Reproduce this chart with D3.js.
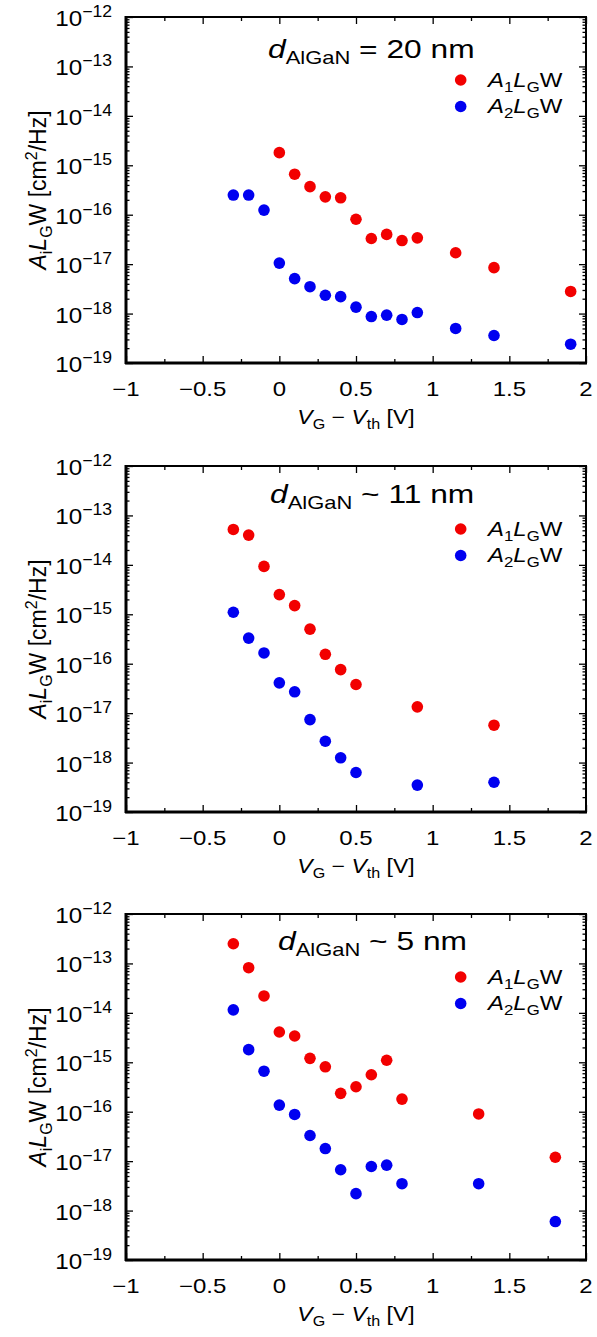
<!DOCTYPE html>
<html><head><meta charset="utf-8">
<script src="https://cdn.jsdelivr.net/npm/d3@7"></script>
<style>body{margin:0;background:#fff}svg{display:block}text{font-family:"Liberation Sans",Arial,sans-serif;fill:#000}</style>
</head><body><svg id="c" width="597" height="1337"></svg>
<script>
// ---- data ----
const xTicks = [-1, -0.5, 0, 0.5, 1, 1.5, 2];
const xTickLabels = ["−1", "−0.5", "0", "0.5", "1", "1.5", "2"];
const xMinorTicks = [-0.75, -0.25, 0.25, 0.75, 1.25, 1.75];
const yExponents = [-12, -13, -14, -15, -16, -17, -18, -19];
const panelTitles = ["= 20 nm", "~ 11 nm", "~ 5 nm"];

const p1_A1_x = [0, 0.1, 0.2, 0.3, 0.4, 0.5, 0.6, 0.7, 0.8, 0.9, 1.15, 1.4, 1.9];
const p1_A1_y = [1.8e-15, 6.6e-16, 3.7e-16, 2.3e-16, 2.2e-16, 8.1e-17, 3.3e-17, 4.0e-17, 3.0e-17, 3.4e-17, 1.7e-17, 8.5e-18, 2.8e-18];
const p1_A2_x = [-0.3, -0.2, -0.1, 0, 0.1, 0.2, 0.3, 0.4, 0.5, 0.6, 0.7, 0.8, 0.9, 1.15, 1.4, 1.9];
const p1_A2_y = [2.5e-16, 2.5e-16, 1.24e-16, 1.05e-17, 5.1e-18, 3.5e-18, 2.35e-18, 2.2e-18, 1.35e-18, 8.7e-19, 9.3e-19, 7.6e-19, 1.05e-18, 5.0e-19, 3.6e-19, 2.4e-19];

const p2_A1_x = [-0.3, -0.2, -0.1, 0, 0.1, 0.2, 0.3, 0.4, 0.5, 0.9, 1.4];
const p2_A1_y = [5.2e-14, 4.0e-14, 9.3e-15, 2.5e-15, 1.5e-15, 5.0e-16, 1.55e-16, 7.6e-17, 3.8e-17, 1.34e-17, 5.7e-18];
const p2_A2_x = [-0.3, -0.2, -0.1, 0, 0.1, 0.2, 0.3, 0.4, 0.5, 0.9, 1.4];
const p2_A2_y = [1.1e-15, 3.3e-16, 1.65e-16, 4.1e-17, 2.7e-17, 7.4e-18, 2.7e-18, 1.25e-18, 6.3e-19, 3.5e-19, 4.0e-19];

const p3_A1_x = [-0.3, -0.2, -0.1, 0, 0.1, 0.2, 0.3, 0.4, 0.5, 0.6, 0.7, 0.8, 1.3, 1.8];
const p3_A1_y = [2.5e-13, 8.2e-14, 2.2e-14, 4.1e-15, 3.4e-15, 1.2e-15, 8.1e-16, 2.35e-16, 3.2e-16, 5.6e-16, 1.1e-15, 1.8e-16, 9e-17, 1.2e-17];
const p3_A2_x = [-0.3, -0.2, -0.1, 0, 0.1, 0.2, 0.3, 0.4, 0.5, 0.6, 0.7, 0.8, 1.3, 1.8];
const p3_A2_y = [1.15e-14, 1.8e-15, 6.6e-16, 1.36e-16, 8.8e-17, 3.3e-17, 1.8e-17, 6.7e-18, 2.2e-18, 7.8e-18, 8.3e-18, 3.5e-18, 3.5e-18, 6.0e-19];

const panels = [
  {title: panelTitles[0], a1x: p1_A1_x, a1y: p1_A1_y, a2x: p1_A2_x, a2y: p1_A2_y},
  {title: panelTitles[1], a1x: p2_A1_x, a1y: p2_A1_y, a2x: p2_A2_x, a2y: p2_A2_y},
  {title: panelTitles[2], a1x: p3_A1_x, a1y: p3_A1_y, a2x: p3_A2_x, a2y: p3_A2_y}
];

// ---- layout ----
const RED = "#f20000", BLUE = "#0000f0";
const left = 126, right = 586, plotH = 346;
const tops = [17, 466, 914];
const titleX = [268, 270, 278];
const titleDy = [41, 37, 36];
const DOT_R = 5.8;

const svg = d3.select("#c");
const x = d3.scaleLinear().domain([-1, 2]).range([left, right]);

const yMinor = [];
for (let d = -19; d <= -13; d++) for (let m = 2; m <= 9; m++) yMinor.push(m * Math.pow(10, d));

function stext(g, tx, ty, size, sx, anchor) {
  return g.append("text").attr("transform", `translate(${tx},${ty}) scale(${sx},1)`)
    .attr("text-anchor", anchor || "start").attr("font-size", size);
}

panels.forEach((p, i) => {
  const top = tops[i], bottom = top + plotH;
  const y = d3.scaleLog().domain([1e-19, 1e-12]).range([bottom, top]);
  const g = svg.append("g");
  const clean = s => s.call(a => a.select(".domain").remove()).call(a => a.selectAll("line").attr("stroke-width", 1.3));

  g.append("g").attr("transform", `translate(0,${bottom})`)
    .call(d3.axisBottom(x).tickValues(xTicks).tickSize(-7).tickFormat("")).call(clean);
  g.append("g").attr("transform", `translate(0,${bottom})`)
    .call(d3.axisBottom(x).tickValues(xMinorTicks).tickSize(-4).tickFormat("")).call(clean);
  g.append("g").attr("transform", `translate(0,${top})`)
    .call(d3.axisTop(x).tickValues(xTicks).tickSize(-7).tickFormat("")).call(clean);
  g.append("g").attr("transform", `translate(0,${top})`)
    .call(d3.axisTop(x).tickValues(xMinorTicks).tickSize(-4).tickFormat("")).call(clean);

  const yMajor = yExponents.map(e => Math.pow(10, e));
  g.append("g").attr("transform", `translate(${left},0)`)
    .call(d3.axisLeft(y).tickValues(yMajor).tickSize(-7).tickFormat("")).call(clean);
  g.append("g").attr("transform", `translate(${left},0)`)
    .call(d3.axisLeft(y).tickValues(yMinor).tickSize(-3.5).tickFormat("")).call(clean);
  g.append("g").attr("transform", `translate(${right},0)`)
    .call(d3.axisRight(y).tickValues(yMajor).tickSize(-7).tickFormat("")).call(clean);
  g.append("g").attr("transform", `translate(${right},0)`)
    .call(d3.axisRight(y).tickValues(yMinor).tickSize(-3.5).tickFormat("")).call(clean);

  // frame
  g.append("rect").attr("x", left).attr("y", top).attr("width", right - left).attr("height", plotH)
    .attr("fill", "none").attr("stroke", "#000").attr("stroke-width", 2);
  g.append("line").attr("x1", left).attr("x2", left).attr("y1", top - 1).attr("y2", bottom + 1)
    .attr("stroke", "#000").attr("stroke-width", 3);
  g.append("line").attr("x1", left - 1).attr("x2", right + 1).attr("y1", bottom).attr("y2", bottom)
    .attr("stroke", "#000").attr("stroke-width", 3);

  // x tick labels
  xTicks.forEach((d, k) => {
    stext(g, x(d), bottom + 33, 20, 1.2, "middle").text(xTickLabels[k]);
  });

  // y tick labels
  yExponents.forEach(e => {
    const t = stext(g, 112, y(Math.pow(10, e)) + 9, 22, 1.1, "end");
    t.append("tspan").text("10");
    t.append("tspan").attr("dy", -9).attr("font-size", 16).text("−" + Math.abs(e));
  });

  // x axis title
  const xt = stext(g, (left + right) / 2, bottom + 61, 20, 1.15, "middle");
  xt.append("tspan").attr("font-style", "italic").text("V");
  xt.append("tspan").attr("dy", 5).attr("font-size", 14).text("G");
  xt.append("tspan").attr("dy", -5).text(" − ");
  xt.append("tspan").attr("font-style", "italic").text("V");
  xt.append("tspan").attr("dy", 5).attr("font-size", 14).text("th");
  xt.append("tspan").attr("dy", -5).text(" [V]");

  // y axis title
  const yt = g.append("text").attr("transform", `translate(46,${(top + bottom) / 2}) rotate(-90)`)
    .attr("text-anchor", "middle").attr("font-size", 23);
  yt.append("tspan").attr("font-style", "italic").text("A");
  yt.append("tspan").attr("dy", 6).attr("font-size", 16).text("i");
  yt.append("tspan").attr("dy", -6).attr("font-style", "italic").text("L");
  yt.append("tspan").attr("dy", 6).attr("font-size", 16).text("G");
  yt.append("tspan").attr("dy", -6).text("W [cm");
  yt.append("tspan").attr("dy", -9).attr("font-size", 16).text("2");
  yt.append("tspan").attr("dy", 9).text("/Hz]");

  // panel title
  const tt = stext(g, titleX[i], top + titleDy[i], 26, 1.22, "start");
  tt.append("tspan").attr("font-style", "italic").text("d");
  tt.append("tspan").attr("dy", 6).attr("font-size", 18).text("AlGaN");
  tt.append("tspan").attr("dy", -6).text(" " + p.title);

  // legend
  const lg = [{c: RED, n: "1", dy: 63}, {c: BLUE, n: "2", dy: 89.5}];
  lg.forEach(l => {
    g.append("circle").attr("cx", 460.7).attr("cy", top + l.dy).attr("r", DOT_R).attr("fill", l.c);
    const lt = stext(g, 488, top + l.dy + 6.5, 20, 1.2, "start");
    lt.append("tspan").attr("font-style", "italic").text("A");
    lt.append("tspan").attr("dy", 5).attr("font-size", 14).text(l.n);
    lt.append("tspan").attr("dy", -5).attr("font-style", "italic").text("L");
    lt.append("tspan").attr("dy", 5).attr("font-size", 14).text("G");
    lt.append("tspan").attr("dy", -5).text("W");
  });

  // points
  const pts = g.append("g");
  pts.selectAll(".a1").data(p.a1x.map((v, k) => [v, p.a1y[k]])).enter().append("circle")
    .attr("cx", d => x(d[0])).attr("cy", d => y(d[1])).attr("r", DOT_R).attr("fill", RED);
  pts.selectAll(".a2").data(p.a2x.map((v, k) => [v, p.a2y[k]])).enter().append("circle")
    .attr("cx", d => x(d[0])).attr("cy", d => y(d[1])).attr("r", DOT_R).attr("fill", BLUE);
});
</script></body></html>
_ _ _ _ _ _ _
_Work to be completed:_ Emit the lines of the material exactly, from its first line to the line containing "5.0e-19, 3.6e-19, 2.4e-19];", inclusive; leave every picture out.

_Worked solution:_
Reproduce this chart with D3.js.
<!DOCTYPE html>
<html><head><meta charset="utf-8">
<script src="https://cdn.jsdelivr.net/npm/d3@7"></script>
<style>body{margin:0;background:#fff}svg{display:block}text{font-family:"Liberation Sans",Arial,sans-serif;fill:#000}</style>
</head><body><svg id="c" width="597" height="1337"></svg>
<script>
// ---- data ----
const xTicks = [-1, -0.5, 0, 0.5, 1, 1.5, 2];
const xTickLabels = ["−1", "−0.5", "0", "0.5", "1", "1.5", "2"];
const xMinorTicks = [-0.75, -0.25, 0.25, 0.75, 1.25, 1.75];
const yExponents = [-12, -13, -14, -15, -16, -17, -18, -19];
const panelTitles = ["= 20 nm", "~ 11 nm", "~ 5 nm"];

const p1_A1_x = [0, 0.1, 0.2, 0.3, 0.4, 0.5, 0.6, 0.7, 0.8, 0.9, 1.15, 1.4, 1.9];
const p1_A1_y = [1.8e-15, 6.6e-16, 3.7e-16, 2.3e-16, 2.2e-16, 8.1e-17, 3.3e-17, 4.0e-17, 3.0e-17, 3.4e-17, 1.7e-17, 8.5e-18, 2.8e-18];
const p1_A2_x = [-0.3, -0.2, -0.1, 0, 0.1, 0.2, 0.3, 0.4, 0.5, 0.6, 0.7, 0.8, 0.9, 1.15, 1.4, 1.9];
const p1_A2_y = [2.5e-16, 2.5e-16, 1.24e-16, 1.05e-17, 5.1e-18, 3.5e-18, 2.35e-18, 2.2e-18, 1.35e-18, 8.7e-19, 9.3e-19, 7.6e-19, 1.05e-18, 5.0e-19, 3.6e-19, 2.4e-19];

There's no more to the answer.